*Task to complete*
Give only the number of lines where "with" occurs.

*Record list*
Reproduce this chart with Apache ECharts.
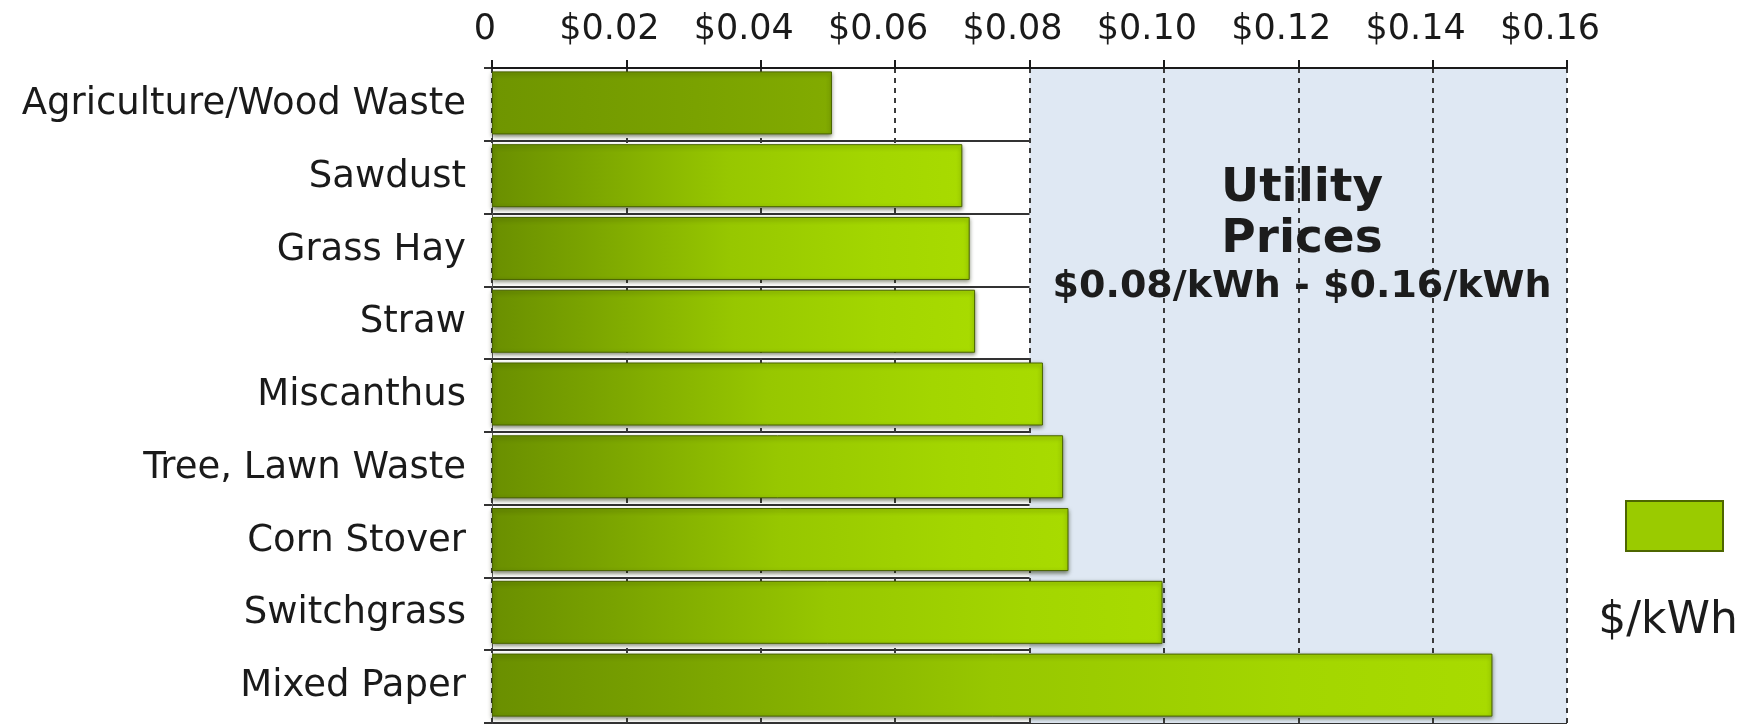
* * *
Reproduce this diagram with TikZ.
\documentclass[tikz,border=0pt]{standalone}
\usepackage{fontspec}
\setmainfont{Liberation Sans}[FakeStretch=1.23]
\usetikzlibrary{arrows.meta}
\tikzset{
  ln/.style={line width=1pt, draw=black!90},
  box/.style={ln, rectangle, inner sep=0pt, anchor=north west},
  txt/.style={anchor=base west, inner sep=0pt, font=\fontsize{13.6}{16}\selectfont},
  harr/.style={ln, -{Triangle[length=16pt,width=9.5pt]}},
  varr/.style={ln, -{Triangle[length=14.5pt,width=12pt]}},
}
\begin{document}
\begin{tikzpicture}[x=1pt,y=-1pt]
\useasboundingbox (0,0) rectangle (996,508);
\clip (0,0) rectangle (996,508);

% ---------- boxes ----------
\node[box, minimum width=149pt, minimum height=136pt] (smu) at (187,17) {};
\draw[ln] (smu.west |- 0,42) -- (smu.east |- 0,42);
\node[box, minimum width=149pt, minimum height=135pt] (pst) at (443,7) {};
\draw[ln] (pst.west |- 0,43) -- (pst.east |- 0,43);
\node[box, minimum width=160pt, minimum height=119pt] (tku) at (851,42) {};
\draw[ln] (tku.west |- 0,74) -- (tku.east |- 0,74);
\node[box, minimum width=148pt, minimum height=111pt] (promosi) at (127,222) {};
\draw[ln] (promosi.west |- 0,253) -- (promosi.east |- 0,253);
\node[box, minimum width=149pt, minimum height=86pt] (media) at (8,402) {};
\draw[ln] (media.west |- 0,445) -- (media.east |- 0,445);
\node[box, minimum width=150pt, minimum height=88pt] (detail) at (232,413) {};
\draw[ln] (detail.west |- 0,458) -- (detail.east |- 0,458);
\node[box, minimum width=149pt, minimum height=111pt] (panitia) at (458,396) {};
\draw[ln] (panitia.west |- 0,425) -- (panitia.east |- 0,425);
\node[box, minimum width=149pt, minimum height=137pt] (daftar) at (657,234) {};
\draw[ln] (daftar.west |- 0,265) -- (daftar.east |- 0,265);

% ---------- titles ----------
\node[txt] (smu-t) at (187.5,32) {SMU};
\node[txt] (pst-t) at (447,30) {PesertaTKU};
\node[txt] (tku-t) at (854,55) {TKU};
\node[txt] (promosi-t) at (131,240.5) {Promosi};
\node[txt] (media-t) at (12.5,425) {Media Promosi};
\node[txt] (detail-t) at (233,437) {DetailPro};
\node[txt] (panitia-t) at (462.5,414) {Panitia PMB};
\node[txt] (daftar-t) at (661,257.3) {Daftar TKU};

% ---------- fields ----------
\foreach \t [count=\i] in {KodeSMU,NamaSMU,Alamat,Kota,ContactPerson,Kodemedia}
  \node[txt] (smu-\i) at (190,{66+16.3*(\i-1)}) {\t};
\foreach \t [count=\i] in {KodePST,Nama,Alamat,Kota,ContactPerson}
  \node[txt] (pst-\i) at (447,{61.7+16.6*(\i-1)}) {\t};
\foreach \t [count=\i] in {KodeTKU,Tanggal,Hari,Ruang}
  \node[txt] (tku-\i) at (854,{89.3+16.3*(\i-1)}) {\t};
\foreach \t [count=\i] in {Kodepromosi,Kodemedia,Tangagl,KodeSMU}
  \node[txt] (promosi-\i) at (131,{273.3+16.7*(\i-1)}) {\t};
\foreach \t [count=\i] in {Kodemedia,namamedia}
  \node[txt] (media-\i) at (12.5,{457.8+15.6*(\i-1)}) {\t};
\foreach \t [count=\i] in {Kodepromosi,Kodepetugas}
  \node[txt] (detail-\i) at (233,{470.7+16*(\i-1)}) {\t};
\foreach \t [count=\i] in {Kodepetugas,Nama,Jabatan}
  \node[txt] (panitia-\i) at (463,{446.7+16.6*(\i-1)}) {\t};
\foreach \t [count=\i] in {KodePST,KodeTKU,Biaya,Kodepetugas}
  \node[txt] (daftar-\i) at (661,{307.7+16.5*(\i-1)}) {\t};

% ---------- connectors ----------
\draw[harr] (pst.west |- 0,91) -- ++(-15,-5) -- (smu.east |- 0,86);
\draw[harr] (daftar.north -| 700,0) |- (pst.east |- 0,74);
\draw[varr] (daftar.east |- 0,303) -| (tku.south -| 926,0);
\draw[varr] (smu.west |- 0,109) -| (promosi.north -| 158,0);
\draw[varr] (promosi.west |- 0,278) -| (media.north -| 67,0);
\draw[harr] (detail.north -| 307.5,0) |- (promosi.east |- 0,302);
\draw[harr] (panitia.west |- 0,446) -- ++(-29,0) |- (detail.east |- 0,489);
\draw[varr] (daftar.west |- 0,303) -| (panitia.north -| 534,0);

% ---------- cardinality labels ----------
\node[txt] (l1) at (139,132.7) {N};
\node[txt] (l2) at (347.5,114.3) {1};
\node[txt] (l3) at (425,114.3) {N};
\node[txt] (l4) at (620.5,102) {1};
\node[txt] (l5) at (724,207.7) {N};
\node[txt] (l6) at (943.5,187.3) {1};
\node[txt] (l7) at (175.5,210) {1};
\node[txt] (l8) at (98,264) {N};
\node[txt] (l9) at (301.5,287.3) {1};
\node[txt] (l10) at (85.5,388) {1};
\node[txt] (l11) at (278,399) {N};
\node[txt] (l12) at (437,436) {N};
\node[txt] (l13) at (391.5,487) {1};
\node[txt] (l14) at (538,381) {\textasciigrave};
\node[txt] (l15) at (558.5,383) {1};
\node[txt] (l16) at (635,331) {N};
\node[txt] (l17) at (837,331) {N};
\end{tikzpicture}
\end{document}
==
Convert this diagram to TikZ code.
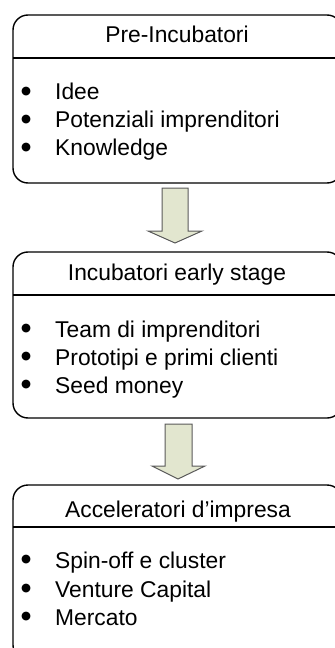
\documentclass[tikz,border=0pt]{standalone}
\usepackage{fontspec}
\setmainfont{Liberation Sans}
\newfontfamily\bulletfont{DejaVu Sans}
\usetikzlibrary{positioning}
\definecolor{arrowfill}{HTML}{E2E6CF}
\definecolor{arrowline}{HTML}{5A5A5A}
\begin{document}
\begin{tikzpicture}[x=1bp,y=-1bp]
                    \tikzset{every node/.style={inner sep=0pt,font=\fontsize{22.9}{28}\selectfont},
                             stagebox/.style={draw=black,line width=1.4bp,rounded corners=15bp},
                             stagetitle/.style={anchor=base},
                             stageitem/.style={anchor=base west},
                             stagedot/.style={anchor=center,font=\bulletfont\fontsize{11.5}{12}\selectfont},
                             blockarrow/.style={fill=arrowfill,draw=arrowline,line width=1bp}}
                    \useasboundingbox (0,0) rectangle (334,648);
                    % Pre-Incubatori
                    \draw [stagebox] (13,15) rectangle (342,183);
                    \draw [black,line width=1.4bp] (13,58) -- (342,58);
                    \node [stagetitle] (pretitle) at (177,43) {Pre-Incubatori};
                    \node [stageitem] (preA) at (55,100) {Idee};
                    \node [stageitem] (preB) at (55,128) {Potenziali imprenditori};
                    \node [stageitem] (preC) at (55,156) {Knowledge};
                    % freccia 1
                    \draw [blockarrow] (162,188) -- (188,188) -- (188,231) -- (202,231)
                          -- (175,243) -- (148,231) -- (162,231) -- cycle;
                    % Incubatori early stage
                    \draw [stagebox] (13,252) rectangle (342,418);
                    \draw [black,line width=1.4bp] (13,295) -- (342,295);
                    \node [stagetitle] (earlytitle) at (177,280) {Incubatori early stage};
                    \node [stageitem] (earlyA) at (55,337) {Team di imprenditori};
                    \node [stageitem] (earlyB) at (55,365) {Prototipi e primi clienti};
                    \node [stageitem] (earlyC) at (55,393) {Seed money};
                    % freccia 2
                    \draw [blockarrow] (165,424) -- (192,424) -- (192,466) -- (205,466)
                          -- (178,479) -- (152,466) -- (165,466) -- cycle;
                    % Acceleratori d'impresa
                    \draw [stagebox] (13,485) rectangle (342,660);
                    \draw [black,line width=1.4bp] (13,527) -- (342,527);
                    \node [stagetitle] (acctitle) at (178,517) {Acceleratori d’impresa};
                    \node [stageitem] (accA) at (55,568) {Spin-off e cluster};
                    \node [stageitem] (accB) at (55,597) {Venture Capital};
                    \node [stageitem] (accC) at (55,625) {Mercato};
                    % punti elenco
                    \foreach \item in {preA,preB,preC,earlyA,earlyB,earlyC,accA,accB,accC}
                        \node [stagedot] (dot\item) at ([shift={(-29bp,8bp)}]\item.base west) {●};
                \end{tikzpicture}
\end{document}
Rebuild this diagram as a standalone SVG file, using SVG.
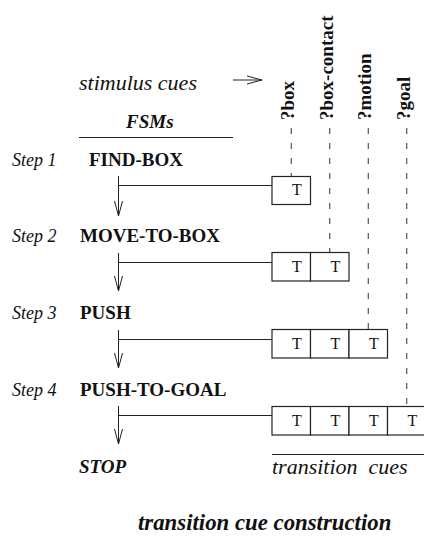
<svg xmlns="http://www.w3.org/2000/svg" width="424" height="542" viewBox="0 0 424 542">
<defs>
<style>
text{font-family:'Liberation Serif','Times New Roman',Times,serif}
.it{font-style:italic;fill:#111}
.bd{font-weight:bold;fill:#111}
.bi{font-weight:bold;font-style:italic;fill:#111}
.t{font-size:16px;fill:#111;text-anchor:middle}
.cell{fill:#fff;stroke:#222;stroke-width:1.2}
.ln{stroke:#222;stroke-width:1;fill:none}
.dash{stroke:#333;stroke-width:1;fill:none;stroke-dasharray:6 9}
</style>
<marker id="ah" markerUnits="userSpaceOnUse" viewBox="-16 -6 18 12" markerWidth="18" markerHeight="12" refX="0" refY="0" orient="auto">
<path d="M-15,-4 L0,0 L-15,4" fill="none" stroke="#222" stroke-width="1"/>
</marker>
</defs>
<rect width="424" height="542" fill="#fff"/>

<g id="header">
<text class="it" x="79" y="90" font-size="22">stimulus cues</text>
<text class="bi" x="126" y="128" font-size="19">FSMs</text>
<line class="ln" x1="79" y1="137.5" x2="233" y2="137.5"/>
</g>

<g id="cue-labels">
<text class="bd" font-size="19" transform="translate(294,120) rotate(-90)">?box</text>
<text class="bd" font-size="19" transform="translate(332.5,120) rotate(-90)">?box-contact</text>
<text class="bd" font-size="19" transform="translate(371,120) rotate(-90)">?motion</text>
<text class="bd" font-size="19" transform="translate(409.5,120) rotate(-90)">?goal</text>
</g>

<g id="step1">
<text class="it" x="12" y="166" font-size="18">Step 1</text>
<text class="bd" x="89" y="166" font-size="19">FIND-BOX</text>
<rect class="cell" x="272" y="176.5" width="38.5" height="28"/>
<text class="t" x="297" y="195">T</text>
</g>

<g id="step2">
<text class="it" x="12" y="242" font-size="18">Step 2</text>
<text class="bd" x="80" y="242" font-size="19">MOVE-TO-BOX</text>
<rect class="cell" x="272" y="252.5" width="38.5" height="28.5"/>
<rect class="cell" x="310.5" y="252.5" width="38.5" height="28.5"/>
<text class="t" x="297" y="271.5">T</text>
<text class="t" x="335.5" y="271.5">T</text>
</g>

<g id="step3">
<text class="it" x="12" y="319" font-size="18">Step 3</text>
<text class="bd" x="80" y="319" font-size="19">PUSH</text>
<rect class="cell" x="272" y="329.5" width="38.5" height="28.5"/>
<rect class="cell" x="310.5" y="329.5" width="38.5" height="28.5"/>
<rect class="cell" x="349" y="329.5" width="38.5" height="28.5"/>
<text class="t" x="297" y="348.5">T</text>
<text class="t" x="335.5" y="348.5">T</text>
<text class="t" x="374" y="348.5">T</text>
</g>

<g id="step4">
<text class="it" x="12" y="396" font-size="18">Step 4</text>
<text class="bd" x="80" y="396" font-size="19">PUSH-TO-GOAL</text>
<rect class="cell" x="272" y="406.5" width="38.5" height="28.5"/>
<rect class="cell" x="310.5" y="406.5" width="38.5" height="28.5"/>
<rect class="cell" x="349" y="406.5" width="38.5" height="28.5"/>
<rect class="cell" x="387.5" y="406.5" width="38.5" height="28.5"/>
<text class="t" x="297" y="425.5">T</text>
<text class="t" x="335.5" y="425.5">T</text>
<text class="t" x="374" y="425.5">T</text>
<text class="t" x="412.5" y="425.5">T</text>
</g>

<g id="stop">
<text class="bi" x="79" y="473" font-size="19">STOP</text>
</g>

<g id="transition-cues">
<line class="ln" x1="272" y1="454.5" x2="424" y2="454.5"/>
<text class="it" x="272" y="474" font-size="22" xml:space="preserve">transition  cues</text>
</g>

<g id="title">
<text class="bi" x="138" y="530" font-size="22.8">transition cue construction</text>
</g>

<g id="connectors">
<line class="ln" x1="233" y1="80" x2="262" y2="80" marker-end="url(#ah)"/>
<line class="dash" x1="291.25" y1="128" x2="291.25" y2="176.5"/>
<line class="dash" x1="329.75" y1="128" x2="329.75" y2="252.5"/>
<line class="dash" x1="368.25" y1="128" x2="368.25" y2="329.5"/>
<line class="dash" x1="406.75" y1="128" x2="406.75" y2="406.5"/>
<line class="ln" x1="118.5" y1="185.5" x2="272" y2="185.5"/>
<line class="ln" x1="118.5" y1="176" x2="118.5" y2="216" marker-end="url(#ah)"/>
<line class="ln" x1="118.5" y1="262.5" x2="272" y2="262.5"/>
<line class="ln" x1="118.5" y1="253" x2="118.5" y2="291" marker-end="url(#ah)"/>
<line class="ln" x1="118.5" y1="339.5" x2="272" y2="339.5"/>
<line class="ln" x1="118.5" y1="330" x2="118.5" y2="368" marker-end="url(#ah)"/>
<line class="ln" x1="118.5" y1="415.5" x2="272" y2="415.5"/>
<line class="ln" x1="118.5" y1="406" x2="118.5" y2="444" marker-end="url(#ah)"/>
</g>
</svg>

*Task solution*
2